SC stays HC decision asking AJL to vacate National Herald House building

A bench headed by Chief Justice Ranjan Gogoi also issued notice to the Centre's Land and Development Office (L&DO) on the plea of AJL, publisher of the National Herald.
Congress President Rahul Gandhi and Sonia Gandhi (File | PTI)
Congress President Rahul Gandhi and Sonia Gandhi (File | PTI)

NEW DELHI: In a major relief to Congress president Rahul Gandhi and UPA chairperson Sonia Gandhi, the Supreme Court on Friday stayed the Delhi High Court order asking Associated Journals Ltd (AJL), publisher of National Herald, to vacate the Herald House building.

A bench headed by Chief Justice of India Ranjan Gogoi also issued a notice to the Centre's Land and Development Office (L&DO) on the AJL plea.

The publisher had moved the court against the high court order dismissing its plea to restrain the Centre from taking coercive steps to evict it from Herald House in the ITO area.

The high court had held that the transfer of shares of AJL to Young Indian company, in which Rahul Gandhi and his mother Sonia are majority shareholders, was a "clandestine and surreptitious transfer of the lucrative interest in the premises" to Young Indian.

The publisher has also requested the top court to set aside the Centre's order of October 30, 2018 ending its 56-year-old lease and asking it to vacate the premises on the grounds that no printing or publishing activity was going on and the building was being used only for commercial purposes.

On February 28, the high court had dismissed the plea of AJL and had said there had been "misuse" of lease conditions.

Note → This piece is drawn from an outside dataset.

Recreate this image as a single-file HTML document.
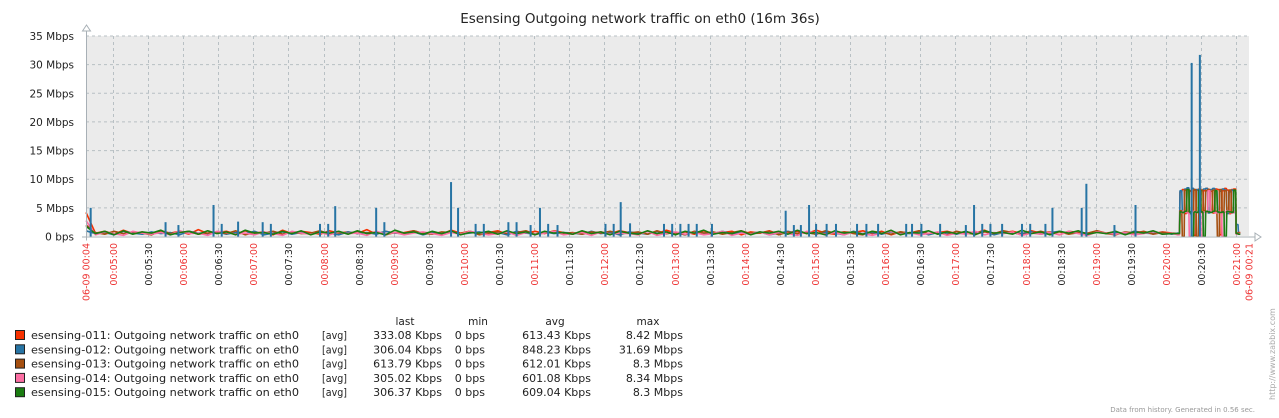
<!DOCTYPE html>
<html><head><meta charset="utf-8"><style>
html,body{margin:0;padding:0;background:#fff;}
svg{display:block;font-family:"DejaVu Sans","Liberation Sans",sans-serif;}
</style></head><body>
<svg id="chart" width="1279" height="418" viewBox="0 0 1279 418">
<text x="640" y="23" text-anchor="middle" font-size="13.5" fill="#222">Esensing Outgoing network traffic on eth0 (16m 36s)</text>
<rect x="86" y="36" width="1163" height="200" fill="#ebebeb"/>
<g id="grid"></g>
<g id="series"></g>
<g id="axes"></g>
<g id="legend"></g>
<text x="1255" y="412" text-anchor="end" font-size="7" fill="#999">Data from history. Generated in 0.56 sec.</text>
<text transform="translate(1275,400) rotate(-90)" font-size="8" fill="#aaa">http://www.zabbix.com</text>
</svg>
<script>
const NS='http://www.w3.org/2000/svg';
// ---- data ----
const yTicks=[0,5,10,15,20,25,30,35];
const yTickLabels=['0 bps','5 Mbps','10 Mbps','15 Mbps','20 Mbps','25 Mbps','30 Mbps','35 Mbps'];
const tStart=277, tEnd=1271; // seconds since 00:00:00
const xTickTimes=[300,330,360,390,420,450,480,510,540,570,600,630,660,690,720,750,780,810,840,870,900,930,960,990,1020,1050,1080,1110,1140,1170,1200,1230,1260];
const seriesNames=['esensing-011','esensing-012','esensing-013','esensing-014','esensing-015'];
const seriesColors=['#F63100','#2774A4','#A54F10','#FC6EA3','#1A7C11'];
const lastVals=['333.08 Kbps','306.04 Kbps','613.79 Kbps','305.02 Kbps','306.37 Kbps'];
const minVals=['0 bps','0 bps','0 bps','0 bps','0 bps'];
const avgVals=['613.43 Kbps','848.23 Kbps','612.01 Kbps','601.08 Kbps','609.04 Kbps'];
const maxVals=['8.42 Mbps','31.69 Mbps','8.3 Mbps','8.34 Mbps','8.3 Mbps'];
// baseline values (Mbps), every 8 s from start, until the burst
const base011=[4.2,0.6,0.9,0.4,1.1,0.5,0.8,0.3,1.0,0.6,0.9,0.4,1.2,0.5,0.7,0.9,0.4,1.0,0.6,0.8,0.3,1.1,0.5,0.9,0.7,0.4,1.0,0.6,0.8,0.5,1.2,0.4,0.9,0.6,0.7,1.0,0.5,0.8,0.4,1.1,0.6,0.9,0.5,0.7,1.0,0.4,0.8,0.6,0.9,0.5,1.0,0.7,0.4,0.9,0.6,0.8,0.5,1.0,0.7,0.3,0.9,0.5,1.1,0.6,0.8,0.4,1.0,0.5,0.7,0.9,0.3,0.8,0.6,1.0,0.4,0.7,0.9,0.5,1.1,0.6,0.4,0.8,0.7,1.0,0.5,0.9,0.3,0.8,0.6,1.0,0.4,0.7,0.9,0.5,0.8,0.6,1.1,0.4,0.7,0.9,0.5,1.0,0.6,0.8,0.3,0.9,0.7,0.5,1.0,0.6,0.8,0.4,0.9,0.7,0.5,0.8,0.6];
const base012=[1.0,0.5,0.7,0.3,0.9,0.6,0.4,0.8,0.5,0.7,0.3,0.9,0.6,0.5,0.8,0.4,0.7,0.5,0.9,0.3,0.6,0.8,0.4,0.7,0.5,0.9,0.6,0.3,0.8,0.5,0.7,0.4,0.9,0.6,0.5,0.8,0.3,0.7,0.5,0.9,0.4,0.6,0.8,0.5,0.7,0.3,0.9,0.6,0.4,0.8,0.5,0.7,0.6,0.4,0.9,0.5,0.7,0.3,0.8,0.6,0.4,0.9,0.5,0.7,0.3,0.8,0.6,0.5,0.9,0.4,0.7,0.5,0.8,0.3,0.6,0.9,0.5,0.7,0.4,0.8,0.6,0.3,0.9,0.5,0.7,0.4,0.8,0.6,0.5,0.9,0.3,0.7,0.6,0.4,0.8,0.5,0.9,0.3,0.7,0.6,0.5,0.8,0.4,0.7,0.9,0.5,0.6,0.3,0.8,0.5,0.7,0.4,0.9,0.6,0.5,0.7,0.4];
const base013=[2.0,0.7,0.4,0.9,0.5,0.8,0.6,0.3,1.0,0.5,0.7,0.9,0.4,0.6,0.8,0.5,1.0,0.3,0.7,0.6,0.9,0.4,0.8,0.5,0.6,1.0,0.4,0.7,0.5,0.9,0.6,0.8,0.3,0.7,0.5,1.0,0.6,0.4,0.8,0.7,0.5,0.9,0.3,0.6,0.8,0.5,0.7,1.0,0.4,0.6,0.9,0.5,0.7,0.4,0.8,0.6,0.9,0.5,0.6,0.8,0.4,1.0,0.5,0.7,0.3,0.9,0.6,0.8,0.4,0.7,1.0,0.5,0.6,0.9,0.3,0.8,0.5,0.7,0.4,1.0,0.6,0.8,0.5,0.3,0.9,0.7,0.4,0.8,0.6,1.0,0.5,0.7,0.3,0.9,0.6,0.4,0.8,0.5,1.0,0.7,0.3,0.6,0.9,0.5,0.8,0.4,0.7,0.6,1.0,0.5,0.3,0.8,0.6,0.9,0.4,0.7,0.5];
const base014=[2.8,0.3,0.8,0.5,0.2,0.9,0.6,0.4,0.7,0.3,1.0,0.5,0.6,0.2,0.9,0.7,0.4,0.6,0.3,0.8,0.5,0.2,0.9,0.6,0.4,0.7,0.3,0.8,0.5,0.6,0.2,0.9,0.4,0.7,0.3,0.6,0.8,0.5,0.2,0.7,0.4,0.9,0.6,0.3,0.5,0.8,0.2,0.7,0.4,0.6,0.9,0.3,0.5,0.7,0.2,0.8,0.4,0.6,0.5,0.3,0.9,0.2,0.6,0.8,0.4,0.7,0.3,0.5,0.9,0.2,0.6,0.4,0.8,0.3,0.7,0.5,0.2,0.9,0.6,0.4,0.7,0.3,0.8,0.5,0.2,0.6,0.9,0.4,0.7,0.3,0.5,0.8,0.2,0.6,0.4,0.9,0.3,0.7,0.5,0.8,0.2,0.6,0.4,0.7,0.3,0.9,0.5,0.2,0.8,0.6,0.4,0.7,0.3,0.5,0.9,0.4,0.6];
const base015=[1.8,0.5,0.9,0.3,1.0,0.4,0.8,0.6,1.1,0.3,0.7,0.9,0.4,1.0,0.5,0.8,0.3,1.1,0.6,0.7,0.4,0.9,0.5,1.0,0.3,0.8,0.6,0.9,0.4,1.0,0.5,0.7,0.3,1.1,0.6,0.8,0.4,0.9,0.5,1.0,0.3,0.7,0.6,0.9,0.4,1.0,0.5,0.8,0.3,0.9,0.6,0.7,0.4,1.0,0.5,0.8,0.3,0.9,0.6,0.4,1.0,0.5,0.8,0.3,0.9,0.6,1.1,0.4,0.7,0.5,1.0,0.3,0.8,0.6,0.9,0.4,1.1,0.5,0.7,0.3,1.0,0.6,0.8,0.4,0.9,0.5,1.1,0.3,0.7,0.6,1.0,0.4,0.8,0.5,0.9,0.3,1.0,0.6,0.7,0.4,1.1,0.5,0.8,0.3,0.9,0.6,1.0,0.4,0.7,0.5,0.9,0.3,0.8,0.6,1.0,0.4,0.5];
const baseStep=8;
// burst (Mbps), every 2 s starting at burstStart
const burstStart=1210;
const burst011=[0.5,7.8,8.2,4.0,8.3,7.9,8.4,0.2,8.1,8.3,4.2,8.0,8.4,8.2,7.9,4.1,8.3,8.2,0.3,8.0,8.4,8.1,4.0,8.2,8.3,0.5,0.6];
const burst012=[0.6,8.0,4.2,8.3,8.5,4.0,8.4,8.1,8.2,4.3,8.0,8.3,8.4,4.1,8.2,8.4,8.0,4.2,7.9,8.3,8.1,4.0,7.8,8.1,4.2,2.1,0.5];
const burst013=[0.4,4.5,0.0,8.1,4.2,8.0,4.4,8.2,0.0,4.3,8.1,4.5,8.0,8.2,4.3,8.1,4.4,0.0,8.2,4.2,8.0,4.4,8.1,4.3,8.0,0.6,0.7];
const burst014=[0.3,4.2,4.4,4.3,4.1,0.0,4.4,4.2,4.3,4.5,0.0,4.3,4.2,8.0,4.4,4.3,4.1,4.4,4.2,0.0,4.3,4.5,4.2,4.1,4.3,0.4,0.5];
const burst015=[0.5,4.3,4.2,4.4,8.2,4.3,0.0,4.3,4.2,8.1,4.3,0.0,4.4,4.3,4.2,4.4,8.0,4.3,4.2,4.3,0.0,4.4,4.3,4.2,8.1,0.5,0.4];
// blue spikes: seconds since start and Mbps (paired)
const spikeTimes012=[4,68,79,109,116,130,151,158,200,207,213,248,255,312,318,333,340,361,368,380,388,395,403,444,451,457,465,494,501,508,515,522,535,598,605,611,618,624,633,641,659,667,677,701,706,714,730,752,759,766,773,783,800,807,820,826,851,855,879,897,945,952];
const spikeVals012= [5,2.5,2,5.5,2.2,2.6,2.5,2.2,2.2,2.2,5.3,5,2.5,9.5,5,2.2,2.2,2.5,2.5,2,5,2.2,2,2.2,2.2,6,2.3,2.2,2.2,2.2,2.2,2.2,2.2,4.5,2,2,5.5,2.2,2.2,2.2,2.2,2.2,2.2,2.2,2.2,2.2,2.2,2,5.5,2.2,2.2,2.2,2.2,2.2,2.2,5,5,9.2,2,5.5,30.3,31.7];
const baseSeries=[base011,base012,base013,base014,base015];
const burstSeries=[burst011,burst012,burst013,burst014,burst015];

// ---- scales ----
const X0=86,X1=1249,Y0=236.5,Y1=36;
const xs=t=>X0+(t-tStart)/(tEnd-tStart)*(X1-X0);
const ys=v=>Y0-v/35*(Y0-Y1);
function el(tag,attrs,parent){const e=document.createElementNS(NS,tag);for(const k in attrs)e.setAttribute(k,attrs[k]);parent.appendChild(e);return e;}
const grid=document.getElementById('grid'),axes=document.getElementById('axes'),ser=document.getElementById('series'),leg=document.getElementById('legend');
function fmt(t){const m=Math.floor(t/60),s=t%60;return '00:'+String(m).padStart(2,'0')+':'+String(s).padStart(2,'0');}

yTicks.forEach((v,i)=>{
  if(v>0){const g=el('line',{x1:X0,x2:X1,y1:ys(v),y2:ys(v),stroke:'#b8c0c4','stroke-dasharray':'3,3','stroke-width':1},grid);
  
  }
  const t=el('text',{x:74,y:ys(v)+4,'text-anchor':'end','font-size':10.5,fill:'#222'},axes);t.textContent=yTickLabels[i];
  
  
});
xTickTimes.forEach(tt=>{
  const x=Math.round(xs(tt))+0.5;
  const g=el('line',{x1:x,x2:x,y1:Y1,y2:Y0,stroke:'#b8c0c4','stroke-dasharray':'3,3','stroke-width':1},grid);
  
  
  const red=tt%60===0;
  const t=el('text',{transform:`translate(${x+3.5},243) rotate(-90)`,'text-anchor':'end','font-size':9.5,fill:red?'#e33':'#222'},axes);
  t.textContent=fmt(tt);
  
  
});
[[tStart,'06-09 00:04'],[tEnd,'06-09 00:21']].forEach(([tt,lab])=>{
  const t=el('text',{transform:`translate(${xs(tt)+3.5},243) rotate(-90)`,'text-anchor':'end','font-size':9.5,fill:'#e33'},axes);
  t.textContent=lab;
  
  
});

// series
baseSeries.forEach((b,si)=>{
  const pts=[];
  b.forEach((v,i)=>{const t=tStart+i*baseStep; if(t<burstStart) pts.push([t,v]);});
  burstSeries[si].forEach((v,i)=>{pts.push([burstStart+i*2,v]);pts.push([burstStart+i*2+1.6,v]);});
  const d=pts.map((p,i)=>(i?'L':'M')+xs(p[0]).toFixed(1)+','+ys(p[1]).toFixed(1)).join(' ');
  const p=el('path',{d:d,fill:'none',stroke:seriesColors[si],'stroke-width':1.6,'stroke-linejoin':'bevel'},ser);
  
  
});
spikeTimes012.forEach((st,i)=>{
  const v=spikeVals012[i];
  const r=el('rect',{x:xs(tStart+st)-1,y:ys(v),width:2,height:Y0-ys(v),fill:seriesColors[1]},ser);
  
  
});

// axes lines
el('line',{x1:X0+0.5,x2:X0+0.5,y1:30,y2:Y0+4,stroke:'#a8b0b6','stroke-width':1},axes);
el('line',{x1:X0-4,x2:X1+6,y1:Y0+0.5,y2:Y0+0.5,stroke:'#a8b0b6','stroke-width':1},axes);
el('path',{d:`M${X0-3.5},31 L${X0+0.5},25 L${X0+4.5},31 Z`,fill:'#fff',stroke:'#a8b0b6'},axes);
el('path',{d:`M${X1+6},${Y0-3.5} L${X1+12},${Y0+0.5} L${X1+6},${Y0+4.5} Z`,fill:'#fff',stroke:'#a8b0b6'},axes);

// legend
[['last',405],['min',478],['avg',555],['max',648]].forEach(([h,x])=>{
  const t=el('text',{x:x,y:325,'text-anchor':'middle','font-size':10.5,fill:'#222'},leg);t.textContent=h;
  
  
});
seriesNames.forEach((n,i)=>{
  const y=335+i*14.3;
  const g=el('g',{},leg);
  
  
  el('rect',{x:15.5,y:y-4.5,width:9,height:9,fill:seriesColors[i],stroke:'#222','stroke-width':1},g);
  const t=el('text',{x:31,y:y+4,'font-size':11,fill:'#222',textLength:268,lengthAdjust:'spacingAndGlyphs'},g);t.textContent=n+': Outgoing network traffic on eth0';
  const a=el('text',{x:322,y:y+4,'font-size':11,fill:'#222',textLength:25,lengthAdjust:'spacingAndGlyphs'},g);a.textContent='[avg]';
  [[lastVals,442],[minVals,485],[avgVals,591],[maxVals,683]].forEach(([arr,x])=>{
    const v=el('text',{x:x,y:y+4,'text-anchor':'end','font-size':11,fill:'#222'},g);v.textContent=arr[i];
  });
});
</script>
</body></html>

The AJL's plea said that the political dispensation in power at the Centre had never hidden its pathological hatred for Nehruvian ideas.

"One of their favourite propaganda is to blame Pandit Nehru for almost everything that ails the nation. The eviction proceedings constitute a malicious step in the larger design of defaming and effacing the legacy of Pandit Nehru," it said.

The Centre and L&DO had said that no press was functioning on the premises for at least 10 years and it was being used only for commercial purposes in violation of the lease deed, which was denied by AJL in its petitions filed in the high court and in the apex court.